Germany will become key to Europe’s gas transit with the completion of the Nord Stream 2 pipeline, while also seeing some liquidity move from the Dutch TTF hub to Germany’s Gaspool, analysts told Montel.

“Germany is likely to become Europe's most important transit country in 2020-21, surpassing Ukraine. And some of these additional volumes might well go to the Netherlands where domestic production is set to fall rapidly,” said Greg Molnar, gas analyst at the Paris-based International Energy Agency.

“I would also expect Gaspool to turn into the main delivery point of Gazprom’s auctions,” he added, with the Russian monopoly’s under construction 55bcm/year Nord Stream 2 pipeline – which will carry gas from Russia through the Baltic Sea to Germany – set to be completed by year end.

Transfer of volumes

“I expect some liquidity to move from the TTF hub to the Gaspool area – where Nord Stream 2 lands – because most of the gas should come from here to replace Groningen volumes,” another analyst told Montel this week, though added the TTF would remain Europe’s dominant hub for the time being.
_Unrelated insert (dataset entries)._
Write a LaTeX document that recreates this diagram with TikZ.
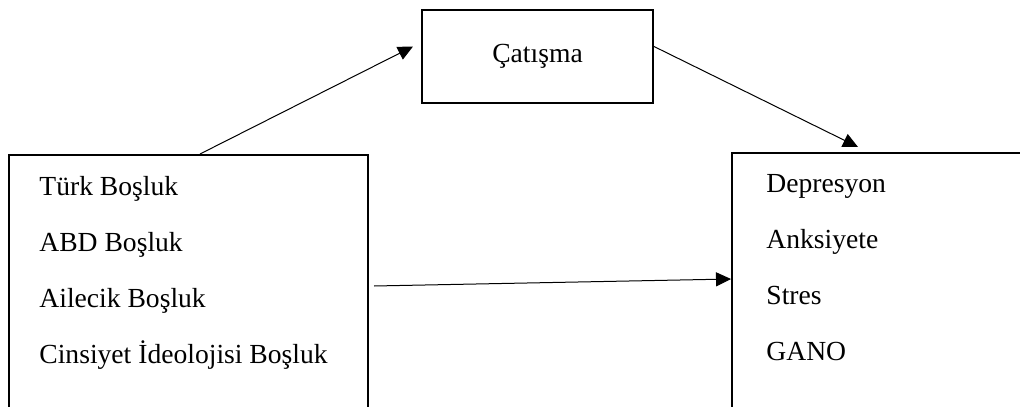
\documentclass[tikz,border=0pt]{standalone}
\usepackage{fontspec}
\setmainfont{Liberation Serif}
\usetikzlibrary{arrows.meta}
\tikzset{
  kutu/.style={draw,line width=1pt,inner sep=0pt,anchor=north west,font=\fontsize{13.8}{16}\selectfont},
  ok/.style={-{Triangle[length=7.5pt,width=7pt]},line width=0.5pt},
  yazi/.style={anchor=base west,inner sep=0pt,font=\fontsize{13.8}{16}\selectfont}
}
\begin{document}
\begin{tikzpicture}[x=0.5pt,y=-0.5pt]
\useasboundingbox (0,0) rectangle (1020,406);
\clip (0,0) rectangle (1020,406);
\node[kutu,minimum width=115.5pt,minimum height=46.5pt] (cat) at (421,9) {Çatışma};
\node[kutu,minimum width=179.5pt,minimum height=143pt] (sol) at (8,154) {};
\node[kutu,minimum width=154.5pt,minimum height=143pt] (sag) at (731,152) {};
\foreach \ad [count=\i] in {Türk Boşluk,ABD Boşluk,Ailecik Boşluk,Cinsiyet İdeolojisi Boşluk}
  \node[yazi] (sol-\i) at (39,{195+56*(\i-1)}) {\ad};
\foreach \ad [count=\i] in {Depresyon,Anksiyete,Stres,GANO}
  \node[yazi] (sag-\i) at (766,{192+56*(\i-1)}) {\ad};
\draw[ok] ([xshift=96pt]sol.north west) -- ([xshift=-4pt,yshift=5pt]cat.west);
\draw[ok] ([yshift=5pt]cat.east) -- ([xshift=63.5pt,yshift=2.5pt]sag.north west);
\draw[ok] ([xshift=2.5pt,yshift=-66pt]sol.north east) -- ([yshift=-63.5pt]sag.north west);
\end{tikzpicture}
\end{document}
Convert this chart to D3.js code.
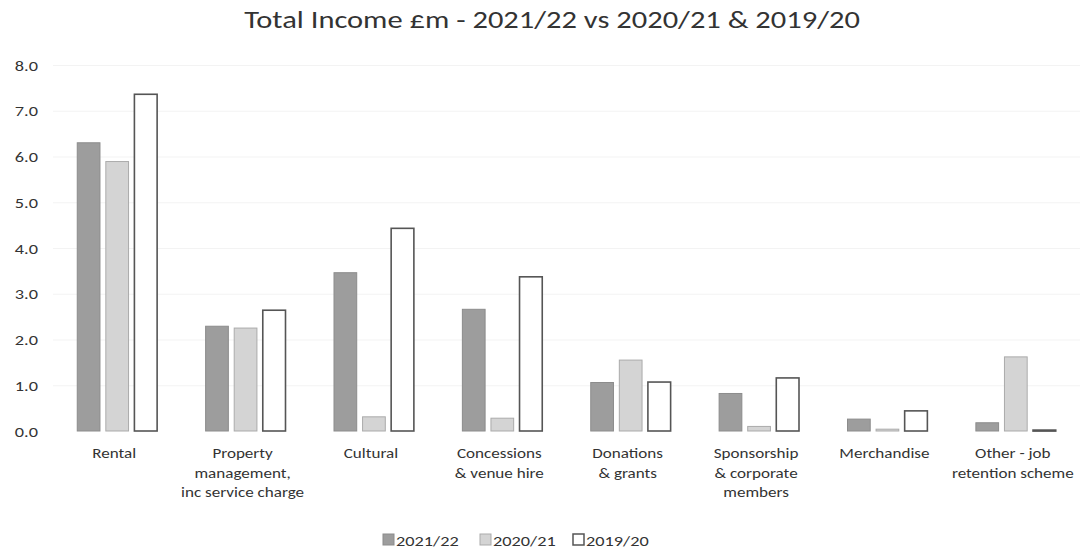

The Dutch government planned a staggered phase-out of its Groningen gas field – Europe’s largest onshore asset – by 2022 and would look further east to replace those lost volumes, he said.

In the first eight months of the year, 18,152 TWh of gas was traded on the TTF hub, an increase of 34% year on year, while at Gaspool only a fraction of those volumes changed hands – 837 TWh, up 36%, data from the London-based broker association Leba showed.

Still, in August, Gaspool recorded the fastest year-on-year growth in terms of trading volumes among all European gas hubs – a rise of 75%, compared with 13% for the TTF and 25% for NCG, the other German trading hub.

“I expect a growing number of TTF traders to look more often at Gaspool once first gas is flowing through Nord Stream 2,” a German gas trader said.

“Gaspool should narrow the gap to TTF in terms of traded volumes but the Dutch hub is set to remain Europe’s main hub for at least the next five years or so,” he said.

Biggest trading hub?

However, in the long run, Germany had the potential to become the biggest trading hub in Europe, especially following the planned merger of the NCG and Gaspool in October 2021, market participants said.

“With the merger, Germany will definitely gain in importance as a trading hub in the centre of Europe,” the trader said, noting the country should also benefit from planned LNG terminals.

The country was set to build “at least two” such terminals in the coming years, energy minister Peter Altmaier said in February.

“The name of the new German hub will be THE – Trading Hub Europe – and I think the operators are being serious about this,” the analyst said, noting Germany had the potential to become Europe’s main gas hub.

Currently more than a third of Russia’s gas exports to the EU cross Ukraine but the current 10-year transit agreement expires at the end of the year and a new deal is yet to be agreed. Litigation is ongoing between Russian gas supplier Gazprom and Ukraine energy company Naftogaz.

Crises in previous year have led to Ukraine cutting off supplies to Europe.